The following account, sent to me by a Facebook friend in 2015, is without doubt one of the most disturbing and chilling stories of the Men in Black/Women in Black kind that I have on record. It begins as follows and relates to events which occurred in late 2008: “Dear Mr. Redfern, I have an interest in Forteana and ‘high-strangeness,’ but I’ve always been a skeptic and only researched the subjects from a folklorist’s point of view. However, I have had one experience which a friend of mine said I should send to you, so here it is. I was speaking at the IAFA (International Association of Fantasy in the Arts) conference this March and attended a speech of a friend who spoke on high-strangeness in the desert and MIB. I told her of my experience, and she said, ‘You NEED to tell this to Nick Redfern!’ I had read some of your blog posts about the nature of Bigfoot-type entities (I agree with you there is more to them than an unknown ape, but I won’t digress) and knew you had written books on the subject of MIB.

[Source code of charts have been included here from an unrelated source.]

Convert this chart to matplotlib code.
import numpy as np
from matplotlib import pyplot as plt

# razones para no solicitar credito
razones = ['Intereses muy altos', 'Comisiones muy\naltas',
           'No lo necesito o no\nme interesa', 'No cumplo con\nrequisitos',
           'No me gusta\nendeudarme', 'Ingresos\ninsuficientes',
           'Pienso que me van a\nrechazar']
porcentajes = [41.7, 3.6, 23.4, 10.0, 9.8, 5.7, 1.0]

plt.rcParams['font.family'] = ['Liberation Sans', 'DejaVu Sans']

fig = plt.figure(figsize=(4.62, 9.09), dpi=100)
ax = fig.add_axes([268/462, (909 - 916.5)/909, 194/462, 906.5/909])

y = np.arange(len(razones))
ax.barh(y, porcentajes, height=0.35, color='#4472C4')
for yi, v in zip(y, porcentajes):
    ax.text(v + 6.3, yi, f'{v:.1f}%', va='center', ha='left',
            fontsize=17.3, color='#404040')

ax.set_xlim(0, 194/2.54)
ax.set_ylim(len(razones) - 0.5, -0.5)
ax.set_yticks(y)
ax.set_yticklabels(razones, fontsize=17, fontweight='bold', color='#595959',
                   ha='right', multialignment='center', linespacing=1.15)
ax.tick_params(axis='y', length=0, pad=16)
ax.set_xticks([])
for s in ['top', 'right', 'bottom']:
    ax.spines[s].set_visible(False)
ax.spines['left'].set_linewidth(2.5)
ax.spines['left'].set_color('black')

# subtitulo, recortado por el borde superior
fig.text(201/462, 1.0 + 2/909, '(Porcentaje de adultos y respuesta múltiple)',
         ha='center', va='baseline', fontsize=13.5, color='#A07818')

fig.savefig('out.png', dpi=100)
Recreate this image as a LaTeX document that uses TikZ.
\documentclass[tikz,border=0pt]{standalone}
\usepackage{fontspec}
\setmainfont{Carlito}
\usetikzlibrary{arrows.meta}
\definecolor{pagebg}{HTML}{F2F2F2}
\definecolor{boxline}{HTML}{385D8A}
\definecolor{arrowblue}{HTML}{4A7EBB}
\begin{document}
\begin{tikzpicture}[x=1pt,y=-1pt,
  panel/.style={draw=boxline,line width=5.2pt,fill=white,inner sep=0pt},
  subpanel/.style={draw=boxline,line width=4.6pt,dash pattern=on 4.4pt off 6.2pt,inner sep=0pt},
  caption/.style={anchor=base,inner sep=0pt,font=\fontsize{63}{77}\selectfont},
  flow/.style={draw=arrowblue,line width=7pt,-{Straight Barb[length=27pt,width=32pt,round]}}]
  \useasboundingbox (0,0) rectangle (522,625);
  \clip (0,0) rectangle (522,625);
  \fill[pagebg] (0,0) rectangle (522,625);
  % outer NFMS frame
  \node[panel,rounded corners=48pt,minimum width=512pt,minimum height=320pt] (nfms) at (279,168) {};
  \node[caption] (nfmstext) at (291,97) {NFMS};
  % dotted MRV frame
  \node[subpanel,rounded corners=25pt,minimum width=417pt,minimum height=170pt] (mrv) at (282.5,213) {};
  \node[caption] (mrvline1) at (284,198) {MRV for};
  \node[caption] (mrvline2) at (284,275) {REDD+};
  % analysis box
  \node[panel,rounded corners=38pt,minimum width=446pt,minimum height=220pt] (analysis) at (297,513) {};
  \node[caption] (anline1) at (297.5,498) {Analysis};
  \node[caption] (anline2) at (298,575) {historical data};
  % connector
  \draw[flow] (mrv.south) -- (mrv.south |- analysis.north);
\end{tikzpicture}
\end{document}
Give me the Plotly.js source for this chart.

“I worked as a bar manager at a sports bar in Tampa, Florida, and at 2:00 AM I cashed out the servers and sent them home and closed down the kitchen. The bar itself closed at 3:00 AM, but my last few barflies stumbled out before 2:30. I closed out the credit cards, counted the register, abused my free credits on the jukebox, and sat down to wait out the clock. At about ten minutes to three a couple walked in. I told them it was last call and cash only at this point, and locked the doors behind them, not even really paying attention to them (rude, I know, but after 12 hours, give me a break). When I did notice them, I began to feel uneasy.

“Neither one of them sat down on the stools in front of the bar. They each ordered a non-alcoholic beer, and then just stood there holding their drinks, about two stools apart. Then I noticed how they were dressed. I dress in a ‘goth’ style and prefer black, but these two were definitely not goths, despite the (almost) all-black attire. The man, who appeared older than the woman, maybe about 40-ish, wore a black double-breasted suit of an outdated cut. I’d say maybe 1950’s style, with a rumpled black shirt and a crooked black tie.

“I’d say he was about 5’9 with a thin build. He had incredibly pale skin that showed blue veins underneath (I had turned on all of the house lights by this point, so they stood out in stark contrast), a very high forehead, prominent cheekbones, and deep-set, large, brilliant blue eyes, possibly the most vibrant blue I have ever seen. He had thin, dry, unhealthy-looking silvery-grey hair pulled back in a ponytail, with seemingly random dark brown patches in it, as if he gave a half-assed attempt to dye it and gave up halfway through the process.

“The woman, who was about 5’6, emaciated, and looked about mid-20s, wore a black evening gown with elbow-length satin gloves and had a clashing bright green knit shawl around her shoulders. She had a short bob haircut with bangs, though it really looked like a poorly cared-for wig. She had the same high forehead, cheekbones, and blue eyes as her partner, although her eyes were more narrow and slightly slanted. Neither one had eyebrows. As I started cleaning up behind the bar, the woman began clearing her throat impatiently, so I walked over to see what they wanted (I wanted them to get the hell out of my bar). That’s when I noticed the stench emanating from this woman. Not only did she smell like she hadn’t bathed in a month, she also smelled like chemicals. I used to apprentice as an embalmer, and I swear that woman smelled just like formalin.

“When I walked over, the man beckoned me to him and placed a black leather satchel on the bar, from which he removed several photographs and asked me if I knew any of the subjects in those pictures. I decided I would humor him (part of me suspected this must be a police investigation), but when I looked at the pictures I became truly terrified. As I said, I am in the Goth culture here in Tampa, and as I am sure you know, that subculture attracts many paranormal enthusiasts, Wiccans, Satanists, occultists, and so on. Some of the people in these photographs were my friends! Most of the photos looked candid and snapped from hiding, and some of them bore time stamps and were obviously stills from CCTV footage.

“As I looked over the photos, the Stinky Bitch (pardon the term, but it fits!) kept staring and grinning at me. I had the feeling that even though the man was talking, she was the one in charge. I have no idea why I knew this, but I did. I feigned ignorance and told them I had no idea who those people were, and that I was closing now, so they needed to leave. Mind you, they never sat down during this entire period. They both grinned at me like they knew I was lying, the man unlocked the door, and both quietly walked out. They had not even taken a sip from their beers.